Путь к Богу: Возвращение
СВЯЩЕННИКИ ПАВЕЛ ФЛОРЕНСКИЙ И СЕРГИЙ БУЛГАКОВ: ПУТЬ К БОГУ.
По словам о. Павла, он был воспитан вне всякой исторической религии. « Религия в семейном воспитании: «отсутствовала…не по оплошности,- писал он впоследствии к своим детям,- а силой сознательно поставленной стены, ограждавшей рай (который родители «хотели установить в семье») от человеческого общества»1. В семейном кругу никогда не говорили о том, что Бога нет, или что религия – суеверие, или, что духовенство обманывает, как не говорилось и обратное»2.

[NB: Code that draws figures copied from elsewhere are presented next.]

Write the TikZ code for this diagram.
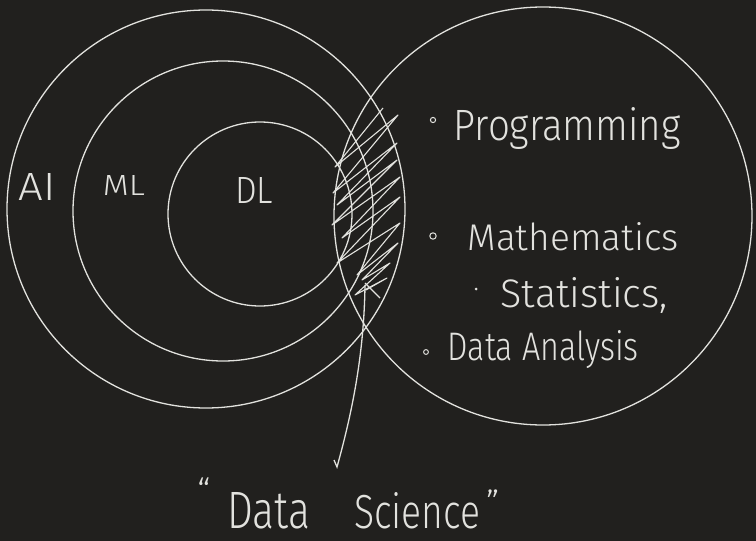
\documentclass[tikz,border=0pt]{standalone}
\usepackage{fontspec}
\usepackage{graphicx}
\newfontfamily\hand{Fira Sans Light}
\definecolor{board}{RGB}{33,32,30}
\definecolor{chalk}{RGB}{226,226,222}
\newcommand{\scribble}[3]{\resizebox{#1}{#2}{\hand #3}}

\begin{document}
\begin{tikzpicture}[x=1pt, y=-1pt, line width=1.3pt, draw=chalk,
    word/.style={inner sep=0pt, text=chalk},
    dot/.style={draw=chalk, line width=1pt}]
    % Board
    \fill[board] (0,0) rectangle (756,541);
    \useasboundingbox (0,0) rectangle (756,541);

    % Nested circles
    \coordinate (aic) at (206,209);
    \coordinate (mlc) at (223,211);
    \coordinate (dlc) at (260,214);
    \coordinate (scic) at (543,216);
    \draw (aic) circle [radius=199pt];
    \draw (mlc) circle [radius=150pt];
    \draw (dlc) circle [radius=92pt];
    \draw (scic) circle [radius=209pt];

    % Labels in the circles
    \node[word] (ailabel) at (37,187) {\scribble{37pt}{27pt}{AI}};
    \node[word] (mllabel) at (124,185) {\scribble{42pt}{20pt}{ML}};
    \node[word] (dllabel) at (254,190) {\scribble{38pt}{26pt}{DL}};

    % Hatched overlap
    \draw[line width=1.1pt, line join=round]
        (383,108) -- (335,167) -- (398,115) -- (333,193) -- (397,143)
        -- (337,205) -- (397,160) -- (332,225) -- (400,177) -- (342,238)
        -- (400,197) -- (337,263) -- (400,223) -- (357,275) -- (398,243)
        -- (362,280) -- (390,263) -- (355,295) -- (387,278) -- (366,290);
    \draw[line width=1.1pt] (365,283) -- (380,298);

    % Skills list
    \draw[dot] (433,120) circle [radius=2.6pt];
    \node[word, anchor=base west] (prog) at (453,140) {\scribble{227pt}{33pt}{Programming}};
    \draw[dot] (433,236) circle [radius=3.2pt];
    \node[word, anchor=base west] (math) at (467,250) {\scribble{211pt}{28pt}{Mathematics}};
    \fill[chalk] (476,289) circle [radius=1.5pt];
    \node[word, anchor=base west] (stats) at (500,307) {\scribble{167pt}{30pt}{Statistics,}};
    \draw[dot] (426,352) circle [radius=2.4pt];
    \node[word, anchor=base west] (analysis) at (447,360) {\scribble{191pt}{30pt}{Data Analysis}};

    % Caption and pointer
    \node[word, anchor=base west] (ds) at (197,528)
        {\raisebox{24pt}{\hand\fontsize{36}{36}\selectfont “}\hspace{16pt}%
         \scribble{83pt}{36pt}{Data}\hspace{44pt}\scribble{126pt}{36pt}{Science}%
         \hspace{6pt}\raisebox{12pt}{\hand\fontsize{36}{36}\selectfont ”}};
    \coordinate (pin) at (365,285);
    \coordinate (tail) at (337,467);
    \draw (pin) .. controls (364,360) and (350,420) .. (tail) -- ++(-3,-7);
\end{tikzpicture}
\end{document}
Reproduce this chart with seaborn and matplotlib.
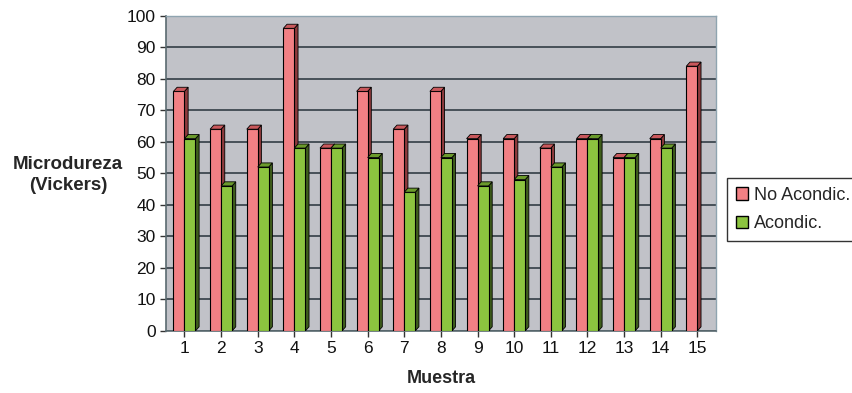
import numpy as np
import pandas as pd
import matplotlib
matplotlib.use("Agg")
import matplotlib.pyplot as plt
from matplotlib.patches import Polygon, Patch
import seaborn as sns

# Hardness per sample
muestras = [str(i) for i in range(1, 16)]
no_acondic = [76, 64, 64, 96, 58, 76, 64, 76, 61, 61, 58, 61, 55, 61, 84]
acondic = [61, 46, 52, 58, 58, 55, 44, 55, 46, 48, 52, 61, 55, 58, np.nan]
series = ["No Acondic.", "Acondic."]
y_ticks = list(range(0, 101, 10))

df = pd.DataFrame({
    "Muestra": muestras * 2,
    "Serie": [series[0]] * len(muestras) + [series[1]] * len(muestras),
    "Valor": no_acondic + acondic,
})

face = {series[0]: "#F28084", series[1]: "#8CC43F"}
side = {series[0]: "#8E3A3C", series[1]: "#3F5E1C"}
top = {series[0]: "#C9585C", series[1]: "#6B9A2C"}

sns.set_theme(style="white")
plt.rcParams["font.family"] = ["Liberation Sans", "DejaVu Sans"]

fig = plt.figure(figsize=(8.52, 3.93), dpi=100)
ax = fig.add_axes([0.195, 0.158, 0.645, 0.802])
ax.set_facecolor("#C1C2C8")

sns.barplot(data=df, x="Muestra", y="Valor", hue="Serie", palette=face,
            saturation=1, width=0.6, edgecolor="black", linewidth=0.8, ax=ax,
            legend=False, zorder=3)

ax.set_ylim(0, 100)
ax.set_xlim(-0.5, 14.5)
ax.set_yticks(y_ticks)
ax.yaxis.grid(True, color="#26323A", linewidth=1.1, zorder=0)
ax.set_axisbelow(True)

# darker side and top faces give the bars some depth
dx, dy = 0.1, 1.3
for container, name in zip(ax.containers, series):
    for bar in container:
        h = bar.get_height()
        if not np.isfinite(h) or h <= 0:
            continue
        x0 = bar.get_x()
        x1 = x0 + bar.get_width()
        ax.add_patch(Polygon([(x1, 0), (x1 + dx, dy), (x1 + dx, h + dy), (x1, h)],
                             closed=True, facecolor=side[name], edgecolor="black",
                             linewidth=0.6, zorder=2.9))
        ax.add_patch(Polygon([(x0, h), (x0 + dx, h + dy), (x1 + dx, h + dy), (x1, h)],
                             closed=True, facecolor=top[name], edgecolor="black",
                             linewidth=0.6, zorder=3.1))

for s in ["top", "right"]:
    ax.spines[s].set_color("#8FA4B0")
    ax.spines[s].set_linewidth(1.0)
for s in ["left", "bottom"]:
    ax.spines[s].set_color("#5A6A70")
    ax.spines[s].set_linewidth(1.2)

ax.tick_params(axis="both", which="both", length=4, width=1, color="#333333",
               labelsize=12.5, labelcolor="#111111", direction="out")
ax.tick_params(axis="y", left=True)
ax.tick_params(axis="x", bottom=True)

ax.set_xlabel("Muestra", fontsize=13, fontweight="bold", labelpad=10)
ax.set_ylabel("")
fig.text(0.080, 0.555, "Microdureza\n(Vickers)", ha="center", va="center",
         fontsize=13.5, fontweight="bold", linespacing=1.35)

handles = [Patch(facecolor=face[s], edgecolor="black", linewidth=1.0, label=s)
           for s in series]
leg = fig.legend(handles=handles, loc="upper left", bbox_to_anchor=(0.853, 0.548),
                 frameon=True, fontsize=13, handlelength=0.7, handleheight=0.7,
                 handletextpad=0.3, borderpad=0.5, labelspacing=0.65,
                 fancybox=False, borderaxespad=0)
leg.get_frame().set_edgecolor("black")
leg.get_frame().set_linewidth(1.0)

fig.savefig("out.png", dpi=100, facecolor="white")
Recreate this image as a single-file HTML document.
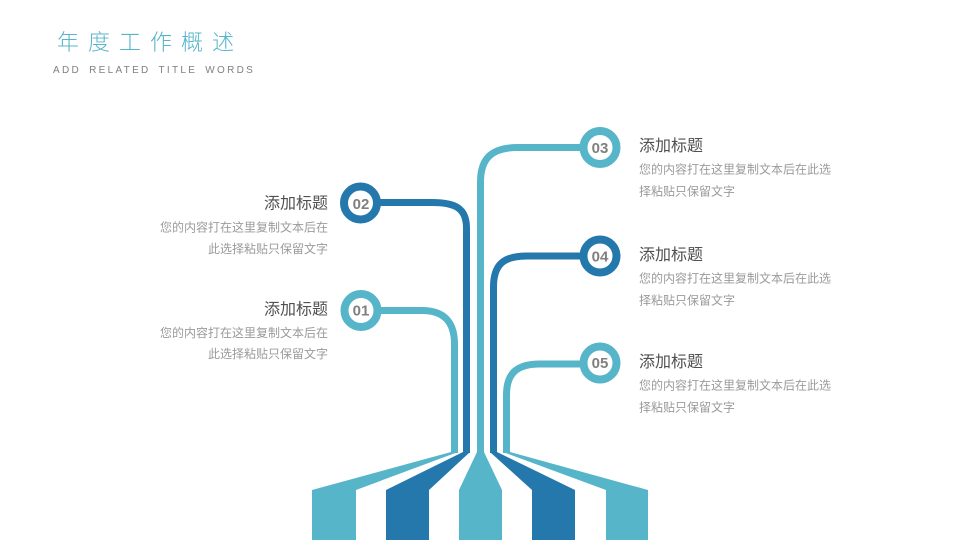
<!DOCTYPE html>
<html><head><meta charset="utf-8"><style>
html,body{margin:0;padding:0;background:#fff;width:960px;height:540px;overflow:hidden}
svg{display:block}
text{font-family:"Liberation Sans","Noto Sans CJK SC",sans-serif}
.h{font-size:16px;fill:#505050}
.b{font-size:12px;fill:#9a9a9a}
.n{font-size:15px;font-weight:bold;fill:#7f7f7f;text-anchor:middle}
.e{text-anchor:end}
</style></head><body>
<svg width="960" height="540" viewBox="0 0 960 540" xmlns="http://www.w3.org/2000/svg">
<g fill="none" stroke-width="7">
<path d="M361 310.5H422C444 310.500 454.5 322 454.5 344V453" stroke="#57b5c9"/>
<path d="M361 202.5H432C455 202.500 466.5 208 466.5 228V453" stroke="#2478ab"/>
<path d="M600 147.5H518C492 147.500 480.5 158 480.5 182V453" stroke="#57b5c9"/>
<path d="M600 256H527C504 256 493.5 264 493.5 287V453" stroke="#2478ab"/>
<path d="M600 364H540C517 364 506.5 373 506.5 395V453" stroke="#57b5c9"/>
</g>
<g fill="#57b5c9">
<polygon points="312,490 451,452 458,452 356,490 356,540 312,540"/>
<polygon points="459,490 477,452 484,452 502,490 502,540 459,540"/>
<polygon points="648,490 510,452 503,452 606,490 606,540 648,540"/>
</g>
<g fill="#2478ab">
<polygon points="386,490 463,452 470,452 429,490 429,540 386,540"/>
<polygon points="575,490 497,452 490,452 532,490 532,540 575,540"/>
</g>
<g fill="#fff" stroke-width="8">
<circle cx="361" cy="310.5" r="16.5" stroke="#57b5c9"/>
<circle cx="360.5" cy="203" r="16.5" stroke="#2478ab"/>
<circle cx="600" cy="147.5" r="16.5" stroke="#57b5c9"/>
<circle cx="600" cy="256" r="16.5" stroke="#2478ab"/>
<circle cx="600" cy="363" r="16.5" stroke="#57b5c9"/>
</g>
<text class="n" x="361" y="315.5">01</text>
<text class="n" x="361" y="209">02</text>
<text class="n" x="600" y="153">03</text>
<text class="n" x="600" y="261.500">04</text>
<text class="n" x="600" y="368">05</text>

<text x="57" y="50" style="font-size:22px;fill:#57b5c9;letter-spacing:9px;font-weight:300">年度工作概述</text>
<text x="53" y="73" style="font-size:10px;fill:#808080;letter-spacing:2.3px;word-spacing:3px">ADD RELATED TITLE WORDS</text>

<text class="h e" x="328" y="208.500">添加标题</text>
<text class="b e" x="328" y="231.500">您的内容打在这里复制文本后在</text>
<text class="b e" x="328" y="253">此选择粘贴只保留文字</text>
<text class="h e" x="328" y="314.500">添加标题</text>
<text class="b e" x="328" y="337">您的内容打在这里复制文本后在</text>
<text class="b e" x="328" y="358">此选择粘贴只保留文字</text>

<text class="h" x="639" y="151">添加标题</text>
<text class="b" x="639" y="173.500">您的内容打在这里复制文本后在此选</text>
<text class="b" x="639" y="195.500">择粘贴只保留文字</text>
<text class="h" x="639" y="260">添加标题</text>
<text class="b" x="639" y="282.500">您的内容打在这里复制文本后在此选</text>
<text class="b" x="639" y="304.500">择粘贴只保留文字</text>
<text class="h" x="639" y="367">添加标题</text>
<text class="b" x="639" y="389.500">您的内容打在这里复制文本后在此选</text>
<text class="b" x="639" y="411.500">择粘贴只保留文字</text>
</svg>
</body></html>
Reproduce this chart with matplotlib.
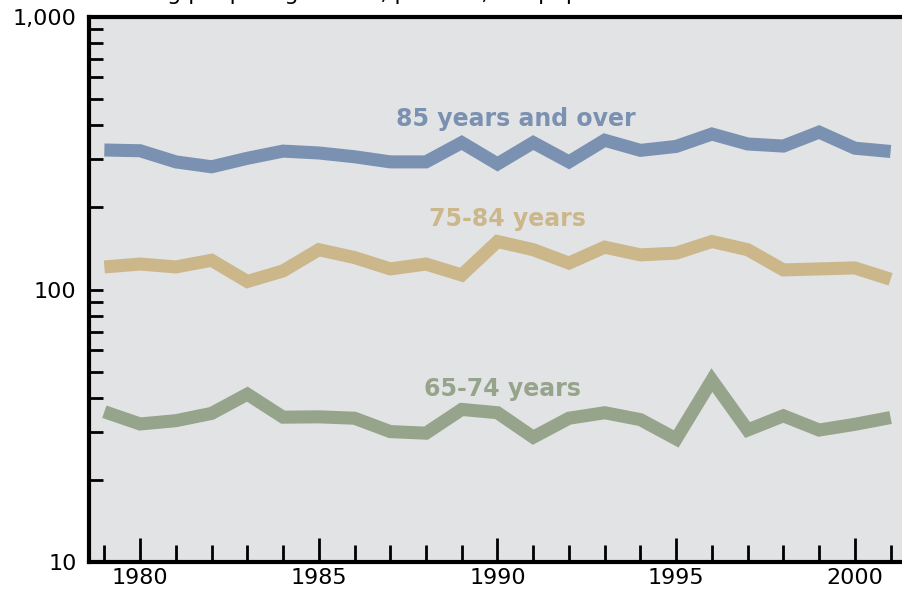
import matplotlib.pyplot as plt
import numpy as np
from matplotlib.ticker import FixedLocator, NullFormatter, LogLocator

years = list(range(1979, 2002))

# 85 years and over
over85 = [325, 323, 294, 282, 303, 322, 317, 307, 294, 294, 346, 289, 346, 294,
          353, 324, 335, 372, 342, 336, 378, 330, 321]
# 75-84 years
age75_84 = [121, 124, 121, 128, 107, 117, 140, 131, 119, 124, 113, 150, 140, 125,
            143, 134, 136, 150, 140, 118, 119, 120, 109]
# 65-74 years
age65_74 = [35.6, 32.1, 33.0, 35.1, 41.3, 34.0, 34.1, 33.7, 30.1, 29.7, 36.3, 35.3,
            28.7, 33.7, 35.3, 33.3, 28.3, 46.5, 30.5, 34.4, 30.5, 32.0, 33.9]

c_blue = '#7b91b2'
c_tan = '#ccb78a'
c_green = '#95a48a'

fig = plt.figure(figsize=(9.03, 5.92), dpi=100)
ax = fig.add_axes([89/903, 1-562/592, 1-89/903+0.01, (562-17)/592])
ax.set_facecolor('#e1e3e5')

for vals, col in [(over85, c_blue), (age75_84, c_tan), (age65_74, c_green)]:
    ax.plot(years, vals, color=col, lw=9.4, solid_joinstyle='miter',
            solid_capstyle='butt')

ax.set_yscale('log')
ax.set_ylim(10, 1000)
ax.set_xlim(1978.57, 2001.6)

ax.yaxis.set_major_locator(FixedLocator([10, 100, 1000]))
ax.set_yticklabels(['10', '100', '1,000'])
ax.yaxis.set_minor_locator(LogLocator(base=10, subs=np.arange(2, 10)))
ax.yaxis.set_minor_formatter(NullFormatter())

ax.set_xticks([1980, 1985, 1990, 1995, 2000])
ax.set_xticks(years, minor=True)

ax.tick_params(axis='y', which='both', direction='in', length=10, width=2,
               labelsize=16, pad=9)
ax.tick_params(axis='x', which='major', direction='in', length=17, width=2,
               labelsize=16, pad=4)
ax.tick_params(axis='x', which='minor', direction='in', length=12, width=2)

for s in ['left', 'bottom', 'top']:
    ax.spines[s].set_linewidth(3)
ax.spines['right'].set_visible(False)

ax.text(1990.52, 422, '85 years and over', color=c_blue, fontsize=17,
        fontweight='bold', ha='center', va='center')
ax.text(1990.27, 181, '75-84 years', color=c_tan, fontsize=17,
        fontweight='bold', ha='center', va='center')
ax.text(1990.13, 43.1, '65-74 years', color=c_green, fontsize=17,
        fontweight='bold', ha='center', va='center')

fig.text(0.02, 1.0, 'Deaths among people aged 65+, per 100,000 population',
         fontsize=16, ha='left', va='baseline')

fig.savefig('out.png', dpi=100)
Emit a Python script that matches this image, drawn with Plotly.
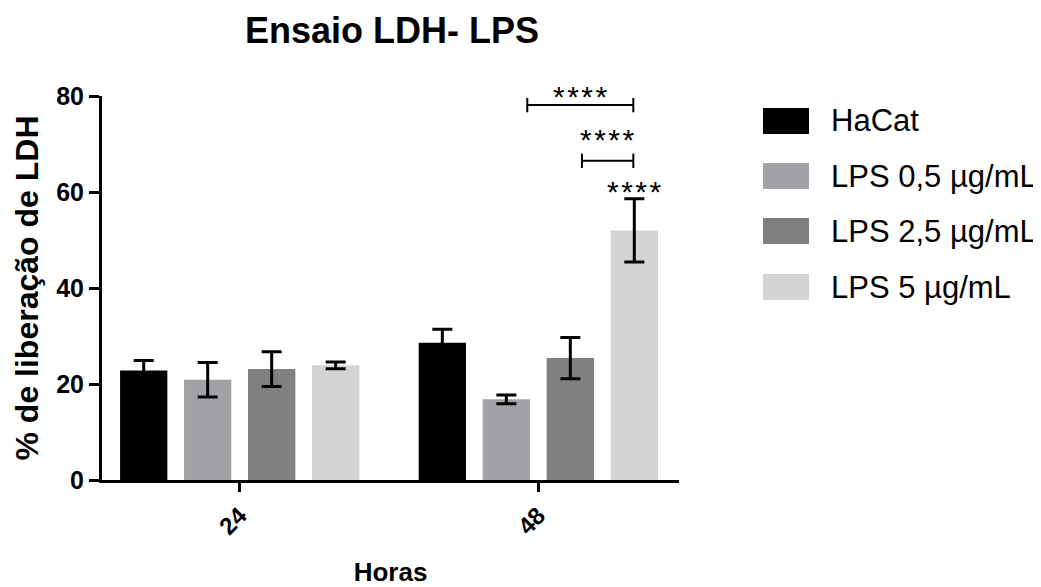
import plotly.graph_objects as go

# ---------------- data ----------------
hours = ["24", "48"]
series_names = ["HaCat", "LPS 0,5 µg/mL", "LPS 2,5 µg/mL", "LPS 5 µg/mL"]
hacat = [22.8, 28.6]
hacat_err = [2.1, 2.8]
lps05 = [20.9, 16.8]
lps05_err = [3.6, 0.9]
lps25 = [23.1, 25.4]
lps25_err = [3.6, 4.3]
lps5 = [23.9, 52.0]
lps5_err = [0.7, 6.6]

# significance brackets (x in category units, y in data units)
bracket_x0 = [0.963, 1.146]
bracket_x1 = [1.318, 1.318]
bracket_y = [78.1, 66.5]
star_labels = ["****", "****", "****"]
star_y = [80.6, 71.5, 60.8]

# ---------------- style ----------------
colors = ["#000000", "#A2A2A6", "#808080", "#D4D4D4"]
FONT = "Arial, Liberation Sans, sans-serif"
OFF = 8  # page body margin
W, H = 1041, 587
# plot area in screen px: x 102..679, y 96..480
SL, SR, ST, SB = 102, 679, 96, 480
L = SL - OFF
T = ST - OFF
R = W - (SR - OFF)
B = H - (SB - OFF)
PW, PH = SR - SL, SB - ST
XR = [-0.461, 1.471]
YR = [0, 80]
slot = 0.2142

values = [hacat, lps05, lps25, lps5]
errors = [hacat_err, lps05_err, lps25_err, lps5_err]

fig = go.Figure()
xpos = list(range(len(hours)))
for name, col, v, e in zip(series_names, colors, values, errors):
    fig.add_trace(go.Bar(
        x=xpos, y=v, name=name,
        marker=dict(color=col, line=dict(width=0)),
        error_y=dict(type="data", array=e, visible=True, color="black",
                     thickness=3, width=10),
        showlegend=False,
    ))


def px_x(px):
    return (px - SL) / PW


def px_y(py):
    return (SB - py) / PH


def data_to_paper_y(v):
    return (v - YR[0]) / (YR[1] - YR[0])


def data_to_paper_x(v):
    return (v - XR[0]) / (XR[1] - XR[0])


shapes = []
annotations = []

# brackets
tick_half = 1.5
for x0, x1, y in zip(bracket_x0, bracket_x1, bracket_y):
    shapes.append(dict(type="line", xref="x", yref="y", x0=x0, x1=x1, y0=y, y1=y,
                       line=dict(color="black", width=2)))
    for xx in (x0, x1):
        shapes.append(dict(type="line", xref="x", yref="y", x0=xx, x1=xx,
                           y0=y - tick_half, y1=y + tick_half,
                           line=dict(color="black", width=2)))

# stars
lps5_center_48 = 1 + 1.5 * slot
star_x = [(bracket_x0[0] + bracket_x1[0]) / 2, (bracket_x0[1] + bracket_x1[1]) / 2,
          lps5_center_48]
for sx, sy, lab in zip(star_x, star_y, star_labels):
    annotations.append(dict(x=data_to_paper_x(sx), y=data_to_paper_y(sy),
                            xref="paper", yref="paper", text="\u200a".join(lab),
                            showarrow=False, xanchor="center", yanchor="middle",
                            yshift=-3, font=dict(family=FONT, size=30, color="black")))

# custom legend
row_centers = [121, 176, 231, 287]
for name, col, cy in zip(series_names, colors, row_centers):
    shapes.append(dict(type="rect", xref="paper", yref="paper",
                       x0=px_x(763), x1=px_x(809), y0=px_y(cy + 13), y1=px_y(cy - 13),
                       fillcolor=col, line=dict(width=0)))
    annotations.append(dict(x=px_x(829), y=px_y(cy), xref="paper", yref="paper",
                            text=name, showarrow=False, xanchor="left", yanchor="middle",
                            font=dict(family=FONT, size=31, color="black")))

fig.update_layout(
    width=W, height=H,
    margin=dict(l=L, r=R, t=T, b=B),
    paper_bgcolor="white", plot_bgcolor="white",
    barmode="group", bargap=0.143, bargroupgap=0.261,
    font=dict(family=FONT, color="black"),
    title=dict(text="Ensaio LDH- LPS", x=px_x(392), xref="paper", xanchor="center",
               y=1 - (30 - OFF) / H, yanchor="middle",
               font=dict(family=FONT, size=36, color="black", weight="bold")),
    shapes=shapes, annotations=annotations,
    showlegend=False,
)
fig.update_xaxes(
    range=XR, tickvals=xpos, ticktext=hours, tickangle=-45,
    showline=True, linewidth=3, linecolor="black",
    ticks="outside", ticklen=9, tickwidth=3, tickcolor="black",
    tickfont=dict(family=FONT, size=24, color="black", weight="bold"),
    showgrid=False, zeroline=False, automargin=False,
    title=dict(text="Horas", standoff=25,
               font=dict(family=FONT, size=26, color="black", weight="bold")),
)
fig.update_yaxes(
    range=YR, tickvals=[0, 20, 40, 60, 80],
    showline=True, linewidth=3, linecolor="black",
    ticks="outside", ticklen=10, tickwidth=3, tickcolor="black",
    tickfont=dict(family=FONT, size=25, color="black", weight="bold"),
    showgrid=False, zeroline=False, automargin=False,
    title=dict(text="% de liberação de LDH", standoff=8,
               font=dict(family=FONT, size=32, color="black", weight="bold")),
)

fig.write_html("out.html")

Большое влияние на маленького Павла оказал его отец, для которого «евангелием был гетевский Фауст, а библией – Шекпир». О. Павел пишет о своих детских воспоминаниях, что отец произносил слово Бог с оговоркой, вроде: «то, что называется Богом» или «Высшего Существа, Которому дают имя Бог»3. Как предполагал впоследствии о. Павел, эти эпитеты были произносимы отцом для усвоения несоизмеримости понятия Высшего Существа со всем тем, что может быть определено человеческим разумом. Отец внушал юному Павлу, что общество складывается из неделимых молекул – семей. Он никак не связывал себя и свою семью со своим священническим родом.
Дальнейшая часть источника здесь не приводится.